The youngest group in Scouts New Zealand, called Beavers in the UK and Joeys in Australia, is named after the kea.
In the video game "Dwarf Fortress," kea are one of many animals that steal the player's items.
In the past, the New Zealand government paid hunters for kea bills because the birds harmed livestock, mainly sheep. Hunters were supposed to kill kea only on farms and areas that paid the bounty, but some hunted them in protected areas. Over 150,000 kea were killed before the bounty ended in 1970.
A study in Nelson Lakes National Park found kea numbers dropped sharply between 1999 and 2009, mainly because possums killed kea eggs and chicks. Video cameras in South Westland showed possums attacking kea fledglings.
Lead poisoning, often from building materials, is a major cause of early kea deaths. Research at Aoraki/Mount Cook found all 38 tested kea had lead in their blood, with 26 at dangerous levels. Analysis of 15 dead kea showed nine had lead levels high enough to cause death. Studies in 2008 confirmed kea's curiosity increases their risk of lead poisoning, as more investigative behavior correlates with higher lead levels.
The pesticide 1080, used to control invasive pests like stoats and possums, has also caused kea deaths. In 2008, seven kea were found dead after a 1080 operation at Fox Glacier, and seven more died in 2011 in Ōkārito Forest. Traps are also a risk. In 2011, hidden cameras showed kea breaking into stoat traps in the Matukituki Valley, with over 75% of traps triggered.
In the 1970s, kea received partial protection after a census found only 5,000 birds. The government agreed to remove problem birds from land. In 1986, kea were fully protected under the Wildlife Act 1953. They are also listed in Appendix II of CITES, which regulates international trade of their parts.

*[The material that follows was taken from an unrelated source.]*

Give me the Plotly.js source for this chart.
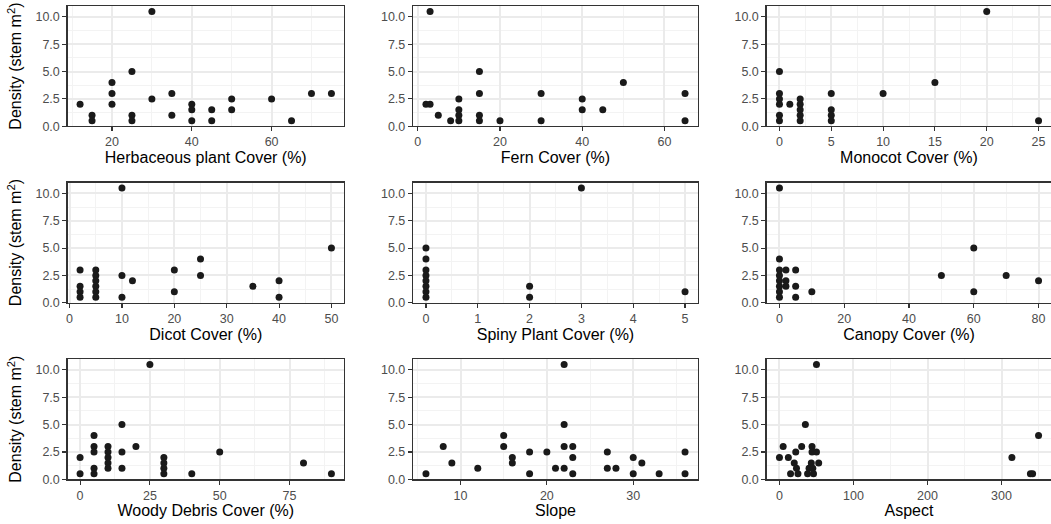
<!DOCTYPE html>
<html><head><meta charset="utf-8">
<script src="https://cdn.plot.ly/plotly-3.0.1.min.js"></script>
<style>html,body{margin:0;padding:0;overflow:hidden;background:#fff}#chart{width:1060px;height:524px}</style>
</head><body><div id="chart"></div><script>
// Data (Density in stem m^2)
const herbCover   = [12, 15, 15, 20, 20, 20, 25, 25, 25, 30, 30, 35, 35, 40, 40, 40, 45, 45, 50, 50, 60, 65, 70, 75];
const herbDensity = [2, 1, 0.5, 4, 3, 2, 5, 1, 0.5, 10.5, 2.5, 3, 1, 2, 1.5, 0.5, 1.5, 0.5, 2.5, 1.5, 2.5, 0.5, 3, 3];

const fernCover   = [2, 3, 3, 5, 8, 10, 10, 10, 10, 15, 15, 15, 15, 20, 30, 30, 40, 40, 45, 50, 65, 65];
const fernDensity = [2, 2, 10.5, 1, 0.5, 2.5, 1.5, 1, 0.5, 5, 3, 1, 0.5, 0.5, 3, 0.5, 2.5, 1.5, 1.5, 4, 3, 0.5];

const monoCover   = [0, 0, 0, 0, 0, 0, 1, 2, 2, 2, 2, 2, 5, 5, 5, 5, 10, 15, 20, 25];
const monoDensity = [5, 3, 2.5, 2, 1, 0.5, 2, 2.5, 2, 1.5, 1, 0.5, 3, 1.5, 1, 0.5, 3, 4, 10.5, 0.5];

const dicotCover   = [2, 2, 2, 2, 5, 5, 5, 5, 5, 5, 10, 10, 10, 12, 20, 20, 25, 25, 35, 40, 40, 50];
const dicotDensity = [3, 1.5, 1, 0.5, 3, 2.5, 2, 1.5, 1, 0.5, 10.5, 2.5, 0.5, 2, 3, 1, 4, 2.5, 1.5, 2, 0.5, 5];

const spinyCover   = [0, 0, 0, 0, 0, 0, 0, 0, 2, 2, 3, 5];
const spinyDensity = [5, 4, 3, 2.5, 2, 1.5, 1, 0.5, 1.5, 0.5, 10.5, 1];

const canopyCover   = [0, 0, 0, 0, 0, 0, 0, 0, 2, 2, 2, 5, 5, 5, 10, 50, 60, 60, 70, 80];
const canopyDensity = [10.5, 4, 3, 2.5, 2, 1.5, 1, 0.5, 3, 2, 1.5, 3, 1.5, 0.5, 1, 2.5, 5, 1, 2.5, 2];

const woodyCover   = [0, 0, 5, 5, 5, 5, 5, 10, 10, 10, 10, 10, 15, 15, 15, 20, 25, 30, 30, 30, 30, 40, 50, 80, 90];
const woodyDensity = [2, 0.5, 4, 3, 2.5, 1, 0.5, 3, 2.5, 2, 1.5, 1, 5, 2.5, 1, 3, 10.5, 2, 1.5, 1, 0.5, 0.5, 2.5, 1.5, 0.5];

const slopeValue   = [6, 8, 9, 12, 15, 15, 16, 16, 18, 18, 20, 21, 22, 22, 22, 22, 23, 23, 23, 27, 27, 28, 30, 30, 31, 33, 36, 36];
const slopeDensity = [0.5, 3, 1.5, 1, 4, 3, 2, 1.5, 2.5, 0.5, 2.5, 1, 10.5, 5, 3, 1, 3, 2, 0.5, 2.5, 1, 1, 2, 0.5, 1.5, 0.5, 2.5, 0.5];

const aspectValue   = [0, 5, 12, 15, 20, 22, 23, 25, 30, 35, 38, 40, 43, 44, 44, 45, 46, 50, 50, 53, 314, 339, 342, 350];
const aspectDensity = [2, 3, 2, 0.5, 1.5, 2.5, 1, 0.5, 3, 5, 0.5, 1, 1.5, 3, 2.5, 1, 0.5, 2.5, 10.5, 1.5, 2, 0.5, 0.5, 4];

const xTitles = ['Herbaceous plant Cover (%)', 'Fern Cover (%)', 'Monocot Cover (%)',
                 'Dicot Cover (%)', 'Spiny Plant Cover (%)', 'Canopy Cover (%)',
                 'Woody Debris Cover (%)', 'Slope', 'Aspect'];
const xSeries = [herbCover, fernCover, monoCover, dicotCover, spinyCover, canopyCover, woodyCover, slopeValue, aspectValue];
const ySeries = [herbDensity, fernDensity, monoDensity, dicotDensity, spinyDensity, canopyDensity, woodyDensity, slopeDensity, aspectDensity];
const xBreaks = [20, 20, 5, 10, 1, 20, 25, 10, 100];
const yTitle = 'Density (stem m<sup>2</sup>)';

// Layout geometry (pixels)
const W = 1060, H = 524;
const colPx = [[67.5, 344], [413, 698], [766.5, 1051.5]];
const rowPx = [[6, 126.2], [182.5, 302.7], [359, 479.3]];

function expand(arr) {
  const mn = Math.min(...arr), mx = Math.max(...arr);
  const pad = (mx - mn) * 0.05;
  return [mn - pad, mx + pad];
}

const tickFont = {family: 'Liberation Sans, Arial, sans-serif', size: 12.5, color: '#4D4D4D'};
const titleFont = {family: 'Liberation Sans, Arial, sans-serif', size: 16, color: '#000000'};

const traces = [];
const layout = {
  width: W, height: H,
  margin: {l: 0, r: 0, t: 0, b: 0},
  paper_bgcolor: '#FFFFFF', plot_bgcolor: '#FFFFFF',
  showlegend: false
};

for (let i = 0; i < 9; i++) {
  const r = Math.floor(i / 3), c = i % 3;
  const sfx = i === 0 ? '' : String(i + 1);
  traces.push({
    type: 'scatter', mode: 'markers',
    x: xSeries[i], y: ySeries[i],
    xaxis: 'x' + sfx, yaxis: 'y' + sfx,
    marker: {size: 7, color: '#1A1A1A'},
    hoverinfo: 'skip'
  });
  const common = {
    showline: true, mirror: true, linecolor: '#333333', linewidth: 1.2,
    ticks: 'outside', ticklen: 4, tickwidth: 1.1, tickcolor: '#333333',
    tickfont: tickFont, zeroline: false,
    showgrid: true, gridcolor: '#EBEBEB', gridwidth: 2,
    fixedrange: true
  };
  layout['xaxis' + sfx] = Object.assign({}, common, {
    domain: [colPx[c][0] / W, colPx[c][1] / W],
    anchor: 'y' + sfx,
    range: expand(xSeries[i]),
    tick0: 0, dtick: xBreaks[i],
    minor: {dtick: xBreaks[i] / 2, showgrid: true, gridcolor: '#F3F3F3', gridwidth: 1, ticks: ''},
    title: {text: xTitles[i], font: titleFont, standoff: 3}
  });
  const yax = Object.assign({}, common, {
    domain: [1 - rowPx[r][1] / H, 1 - rowPx[r][0] / H],
    anchor: 'x' + sfx,
    range: expand(ySeries[i]),
    tick0: 0, dtick: 2.5, tickformat: '.1f',
    minor: {dtick: 1.25, showgrid: true, gridcolor: '#F3F3F3', gridwidth: 1, ticks: ''}
  });
  if (c === 0) yax.title = {text: yTitle, font: titleFont, standoff: 9};
  layout['yaxis' + sfx] = yax;
}

Plotly.newPlot('chart', traces, layout, {staticPlot: true, displayModeBar: false});
</script></body></html>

Despite being classified as Nationally Endangered in New Zealand and endangered by the IUCN Red List, kea are still deliberately shot. For example, in the late 1990s, a Fox Glacier resident killed 33 kea in a car park, and in 2008, two kea were shot in Arthur's Pass and stapled to a sign.
Kea deaths from traffic have led the NZ Transport Agency to install signs to warn drivers to slow down. In Fiordland National Park, kea near the Homer Tunnel entrance are at risk from vehicles. People feeding the birds worsened the problem. In 2017, a gym for kea was built near the tunnel to lure them away from the road.
A citizen science project called the "Kea Database" started in 2017 to record kea sightings online. If banded, observations can track individual birds' habits.
Some suggest reintroducing kea to predator-free areas on the North Island. Dr. Mike Dickison, a former museum curator, said kea would thrive on Mount Ruapehu.
The Kea Conservation Trust, founded in 2006, helps protect kea.
In 1986, kea numbers were estimated at 1,000 to 5,000, but another estimate in 1992 suggested 15,000. Their wide, low-density distribution in hard-to-reach areas makes counting difficult. A 2017 estimate suggests 3,000 to 7,000 kea remain.